Another time, I was the graveyard cook at one of those 24-hour places. A woman came in at 2:30 AM and ordered a T-bone steak “to go”. I cooked it, boxed it, and sent it out. She opened the box, inspected the steak, and sent it back, saying it was overcooked. So I cooked a new steak and sent it out. She sent this one back, too. While I was cooking yet another T-bone for her, she stood where she could see me and launched into a tirade that concluded with “I’m a waitress at <popular local steakhouse>, and I know how a steak should be cooked!” I suppressed the urge to walk out front and cram her steak down her throat, and instead let my own waitress inform her that I spent three years as a fucking cook at <popular local steakhouse>, and in fact that is where I learned how to cook a fucking steak.
Indeed. I’ve said for years that the single most difficult thing for a breakfast cook to prepare is dry toast, because it’s pure reflex. You grab the toast with one hand while simultaneously grabbing the butter knife with the other, and you spread the butter as the toast is landing on the cutting board. They you say, “oops!”

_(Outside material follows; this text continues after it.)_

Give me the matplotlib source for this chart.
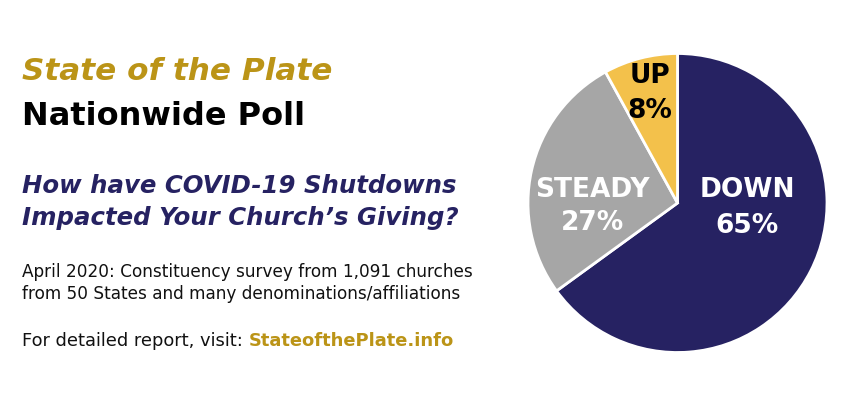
import matplotlib
matplotlib.use("Agg")
import matplotlib.pyplot as plt

# poll results
labels = ["DOWN", "STEADY", "UP"]
shares = [65, 27, 8]
colors = ["#262262", "#A6A6A6", "#F3C14B"]
label_colors = ["white", "white", "black"]

title1 = "State of the Plate"
title2 = "Nationwide Poll"
question = ["How have COVID-19 Shutdowns", "Impacted Your Church\u2019s Giving?"]
note = ["April 2020: Constituency survey from 1,091 churches",
        "from 50 States and many denominations/affiliations"]
link_pre = "For detailed report, visit: "
link = "StateofthePlate.info"

gold = "#BB9417"
navy = "#262262"
FONT = "DejaVu Sans"

W, H = 859, 418
fig = plt.figure(figsize=(W / 100, H / 100), dpi=100)
fig.patch.set_facecolor("white")

def px(x, y):
    return x / W, 1 - y / H

# left text block
fig.text(*px(22, 80), title1, color=gold, fontsize=22.4, fontweight="bold",
         style="italic", family=FONT, va="baseline")
fig.text(*px(22, 125), title2, color="black", fontsize=23, fontweight="bold",
         family=FONT, va="baseline")
for i, line in enumerate(question):
    fig.text(*px(22, 193 + i * 32), line, color=navy, fontsize=17.6,
             fontweight="bold", style="italic", family=FONT, va="baseline")
for i, line in enumerate(note):
    fig.text(*px(22, 277 + i * 22), line, color="#111111", fontsize=12.2,
             family=FONT, va="baseline")
t = fig.text(*px(22, 346), link_pre, color="#111111", fontsize=12.9,
             family=FONT, va="baseline")
fig.canvas.draw()
bb = t.get_window_extent()
fig.text(bb.x1 / W, 1 - 346 / H, link, color=gold, fontsize=12.9,
         fontweight="bold", family=FONT, va="baseline")

# pie
ax = fig.add_axes([528 / W, 1 - 352.5 / H, 299 / W, 299 / H])
ax.pie(shares, colors=colors, startangle=90, counterclock=False,
       wedgeprops=dict(edgecolor="white", linewidth=2))
ax.set_xlim(-1, 1)
ax.set_ylim(-1, 1)
ax.set_aspect("equal")

# label anchors (x, name baseline, pct baseline) in axes data units
label_pos = [(0.467, 0.04, -0.2), (-0.567, 0.04, -0.18), (-0.187, 0.8, 0.567)]
for name, v, c, (x, y1, y2) in zip(labels, shares, label_colors, label_pos):
    ax.text(x, y1, name, color=c, fontsize=19, fontweight="bold",
            family=FONT, ha="center", va="baseline")
    ax.text(x, y2, f"{v}%", color=c, fontsize=19, fontweight="bold",
            family=FONT, ha="center", va="baseline")

fig.savefig("out.png", dpi=100, facecolor="white")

I recently walked out of a local bar, and won’t go back again, for just this reason. I walked in and sat down at the bar, took a $20 bill out of my wallet, and held it in my hand in plain sight. The bartender looked in my direction several times, but otherwise completely ignored me. Not even a “be right with you.” I waited for 15 minutes, and then put my money back in my wallet and left. I later learned that the bartender was also the owner of the place.